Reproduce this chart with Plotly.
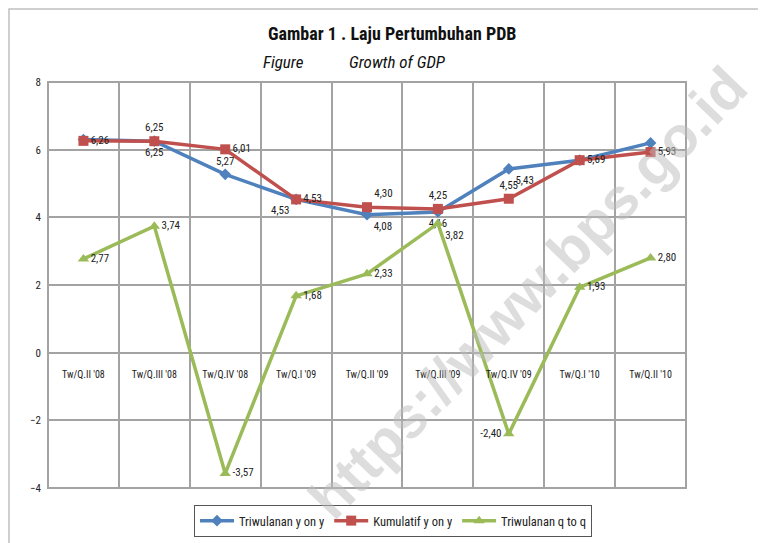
import plotly.graph_objects as go

categories = ["Tw/Q.II '08", "Tw/Q.III '08", "Tw/Q.IV '08", "Tw/Q.I '09", "Tw/Q.II '09",
              "Tw/Q.III '09", "Tw/Q.IV '09", "Tw/Q.I '10", "Tw/Q.II '10"]
yoy = [6.30, 6.25, 5.27, 4.53, 4.08, 4.16, 5.43, 5.69, 6.20]
kumulatif = [6.26, 6.25, 6.01, 4.53, 4.30, 4.25, 4.55, 5.69, 5.93]
qtoq = [2.77, 3.74, -3.57, 1.68, 2.33, 3.82, -2.40, 1.93, 2.80]

yoy_show = [False, True, True, True, True, True, True, False, False]
yoy_pos = ["middle right", "bottom center", "top center", "bottom left", "bottom right",
           "bottom center", "bottom right", "middle right", "middle right"]
kum_pos = ["middle right", "top center", "middle right", "middle right", "top right",
           "top center", "top center", "middle right", "middle right"]
qtoq_pos = ["middle right", "middle right", "middle right", "middle right", "middle right",
            "bottom right", "middle left", "middle right", "middle right"]

def fmt(v):
    return f"{v:.2f}".replace(".", ",")

FONT = "Liberation Sans Narrow, Roboto Condensed, Liberation Sans, Arial"
OFF = 8  # page body margin
W, H = 766 - OFF, 543 - OFF
L, R, T, B = 48, 686, 82, 488  # plot area in window pixels

def px(x):
    return (x - L) / (R - L)

def py(y):
    return (B - y) / (B - T)

fig = go.Figure()
fig.add_trace(go.Scatter(
    x=categories, y=yoy, name="Triwulanan y on y", mode="lines+markers+text",
    line=dict(color="#4F81BD", width=3.5),
    marker=dict(symbol="diamond", size=9, color="#4F81BD"),
    text=[fmt(v) if s else "" for v, s in zip(yoy, yoy_show)],
    textposition=yoy_pos, textfont=dict(family=FONT, size=11, color="#222"),
))
fig.add_trace(go.Scatter(
    x=categories, y=kumulatif, name="Kumulatif y on y", mode="lines+markers+text",
    line=dict(color="#C0504D", width=3.5),
    marker=dict(symbol="square", size=10, color="#C0504D"),
    text=[fmt(v) for v in kumulatif],
    textposition=kum_pos, textfont=dict(family=FONT, size=11, color="#222"),
))
fig.add_trace(go.Scatter(
    x=categories, y=qtoq, name="Triwulanan q to q", mode="lines+markers+text",
    line=dict(color="#9BBB59", width=3.5),
    marker=dict(symbol="triangle-up", size=10, color="#9BBB59"),
    text=[fmt(v) for v in qtoq],
    textposition=qtoq_pos, textfont=dict(family=FONT, size=11, color="#222"),
))

fig.update_layout(
    width=W, height=H,
    margin=dict(l=L - OFF, r=W - (R - OFF), t=T - OFF, b=H - (B - OFF), autoexpand=False),
    paper_bgcolor="white", plot_bgcolor="white",
    font=dict(family=FONT, color="#222"),
    showlegend=True,
    legend=dict(orientation="h", x=px(393), y=py(521), xanchor="center", yanchor="middle",
                bordercolor="#555", borderwidth=1, font=dict(family=FONT, size=12.5),
                itemwidth=34, tracegroupgap=0),
    xaxis=dict(type="category", tickson="boundaries", showgrid=True, gridcolor="#a3a3a3",
               gridwidth=1.5, showline=False, ticks="", anchor="free", position=1/3,
               ticklabelstandoff=14, tickfont=dict(family=FONT, size=10, color="#222"),
               range=[-0.5, 8.5], zeroline=False),
    yaxis=dict(range=[-4, 8], dtick=2, tick0=0, showgrid=True, gridcolor="#a3a3a3",
               gridwidth=1.5, zeroline=True, zerolinecolor="#a3a3a3", zerolinewidth=1.5,
               showline=False, ticks="", tickfont=dict(family=FONT, size=11, color="#222"),
               ticklabelstandoff=6),
)

# plot frame
fig.add_shape(type="rect", xref="paper", yref="paper", x0=0, x1=1, y0=0, y1=1,
              line=dict(color="#a3a3a3", width=2), layer="above")
# outer chart frame (top and left edges visible)
fig.add_shape(type="rect", xref="paper", yref="paper", x0=px(9), x1=px(800), y0=py(600), y1=py(9),
              line=dict(color="#c0c0c0", width=1.5))

fig.add_annotation(text="<b>Gambar 1 . Laju Pertumbuhan PDB</b>", xref="paper", yref="paper",
                   x=px(392), y=py(33), xanchor="center", yanchor="middle", showarrow=False,
                   font=dict(family=FONT, size=18, color="#111"))
fig.add_annotation(text="<i>Figure</i>", xref="paper", yref="paper",
                   x=px(261), y=py(62), xanchor="left", yanchor="middle", showarrow=False,
                   font=dict(family=FONT, size=17, color="#111"))
fig.add_annotation(text="<i>Growth of GDP</i>", xref="paper", yref="paper",
                   x=px(347), y=py(62), xanchor="left", yanchor="middle", showarrow=False,
                   font=dict(family=FONT, size=17, color="#111"))

# watermark
fig.add_annotation(text="<b>https://www.bps.go.id</b>", xref="paper", yref="paper",
                   x=px(527), y=py(292), xanchor="center", yanchor="middle", showarrow=False,
                   textangle=-46, opacity=0.5,
                   font=dict(family="Liberation Sans, Arial", size=58, color="#bdbdbd"))

fig.write_html("out.html")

## What to work on
Go through the material above and print all of it exactly, except the pictures.

## Answer for this exercise
Reproduce this chart with Plotly.
import plotly.graph_objects as go

categories = ["Tw/Q.II '08", "Tw/Q.III '08", "Tw/Q.IV '08", "Tw/Q.I '09", "Tw/Q.II '09",
              "Tw/Q.III '09", "Tw/Q.IV '09", "Tw/Q.I '10", "Tw/Q.II '10"]
yoy = [6.30, 6.25, 5.27, 4.53, 4.08, 4.16, 5.43, 5.69, 6.20]
kumulatif = [6.26, 6.25, 6.01, 4.53, 4.30, 4.25, 4.55, 5.69, 5.93]
qtoq = [2.77, 3.74, -3.57, 1.68, 2.33, 3.82, -2.40, 1.93, 2.80]

yoy_show = [False, True, True, True, True, True, True, False, False]
yoy_pos = ["middle right", "bottom center", "top center", "bottom left", "bottom right",
           "bottom center", "bottom right", "middle right", "middle right"]
kum_pos = ["middle right", "top center", "middle right", "middle right", "top right",
           "top center", "top center", "middle right", "middle right"]
qtoq_pos = ["middle right", "middle right", "middle right", "middle right", "middle right",
            "bottom right", "middle left", "middle right", "middle right"]

def fmt(v):
    return f"{v:.2f}".replace(".", ",")

FONT = "Liberation Sans Narrow, Roboto Condensed, Liberation Sans, Arial"
OFF = 8  # page body margin
W, H = 766 - OFF, 543 - OFF
L, R, T, B = 48, 686, 82, 488  # plot area in window pixels

def px(x):
    return (x - L) / (R - L)

def py(y):
    return (B - y) / (B - T)

fig = go.Figure()
fig.add_trace(go.Scatter(
    x=categories, y=yoy, name="Triwulanan y on y", mode="lines+markers+text",
    line=dict(color="#4F81BD", width=3.5),
    marker=dict(symbol="diamond", size=9, color="#4F81BD"),
    text=[fmt(v) if s else "" for v, s in zip(yoy, yoy_show)],
    textposition=yoy_pos, textfont=dict(family=FONT, size=11, color="#222"),
))
fig.add_trace(go.Scatter(
    x=categories, y=kumulatif, name="Kumulatif y on y", mode="lines+markers+text",
    line=dict(color="#C0504D", width=3.5),
    marker=dict(symbol="square", size=10, color="#C0504D"),
    text=[fmt(v) for v in kumulatif],
    textposition=kum_pos, textfont=dict(family=FONT, size=11, color="#222"),
))
fig.add_trace(go.Scatter(
    x=categories, y=qtoq, name="Triwulanan q to q", mode="lines+markers+text",
    line=dict(color="#9BBB59", width=3.5),
    marker=dict(symbol="triangle-up", size=10, color="#9BBB59"),
    text=[fmt(v) for v in qtoq],
    textposition=qtoq_pos, textfont=dict(family=FONT, size=11, color="#222"),
))

fig.update_layout(
    width=W, height=H,
    margin=dict(l=L - OFF, r=W - (R - OFF), t=T - OFF, b=H - (B - OFF), autoexpand=False),
    paper_bgcolor="white", plot_bgcolor="white",
    font=dict(family=FONT, color="#222"),
    showlegend=True,
    legend=dict(orientation="h", x=px(393), y=py(521), xanchor="center", yanchor="middle",
                bordercolor="#555", borderwidth=1, font=dict(family=FONT, size=12.5),
                itemwidth=34, tracegroupgap=0),
    xaxis=dict(type="category", tickson="boundaries", showgrid=True, gridcolor="#a3a3a3",
               gridwidth=1.5, showline=False, ticks="", anchor="free", position=1/3,
               ticklabelstandoff=14, tickfont=dict(family=FONT, size=10, color="#222"),
               range=[-0.5, 8.5], zeroline=False),
    yaxis=dict(range=[-4, 8], dtick=2, tick0=0, showgrid=True, gridcolor="#a3a3a3",
               gridwidth=1.5, zeroline=True, zerolinecolor="#a3a3a3", zerolinewidth=1.5,
               showline=False, ticks="", tickfont=dict(family=FONT, size=11, color="#222"),
               ticklabelstandoff=6),
)

# plot frame
fig.add_shape(type="rect", xref="paper", yref="paper", x0=0, x1=1, y0=0, y1=1,
              line=dict(color="#a3a3a3", width=2), layer="above")
# outer chart frame (top and left edges visible)
fig.add_shape(type="rect", xref="paper", yref="paper", x0=px(9), x1=px(800), y0=py(600), y1=py(9),
              line=dict(color="#c0c0c0", width=1.5))

fig.add_annotation(text="<b>Gambar 1 . Laju Pertumbuhan PDB</b>", xref="paper", yref="paper",
                   x=px(392), y=py(33), xanchor="center", yanchor="middle", showarrow=False,
                   font=dict(family=FONT, size=18, color="#111"))
fig.add_annotation(text="<i>Figure</i>", xref="paper", yref="paper",
                   x=px(261), y=py(62), xanchor="left", yanchor="middle", showarrow=False,
                   font=dict(family=FONT, size=17, color="#111"))
fig.add_annotation(text="<i>Growth of GDP</i>", xref="paper", yref="paper",
                   x=px(347), y=py(62), xanchor="left", yanchor="middle", showarrow=False,
                   font=dict(family=FONT, size=17, color="#111"))

# watermark
fig.add_annotation(text="<b>https://www.bps.go.id</b>", xref="paper", yref="paper",
                   x=px(527), y=py(292), xanchor="center", yanchor="middle", showarrow=False,
                   textangle=-46, opacity=0.5,
                   font=dict(family="Liberation Sans, Arial", size=58, color="#bdbdbd"))

fig.write_html("out.html")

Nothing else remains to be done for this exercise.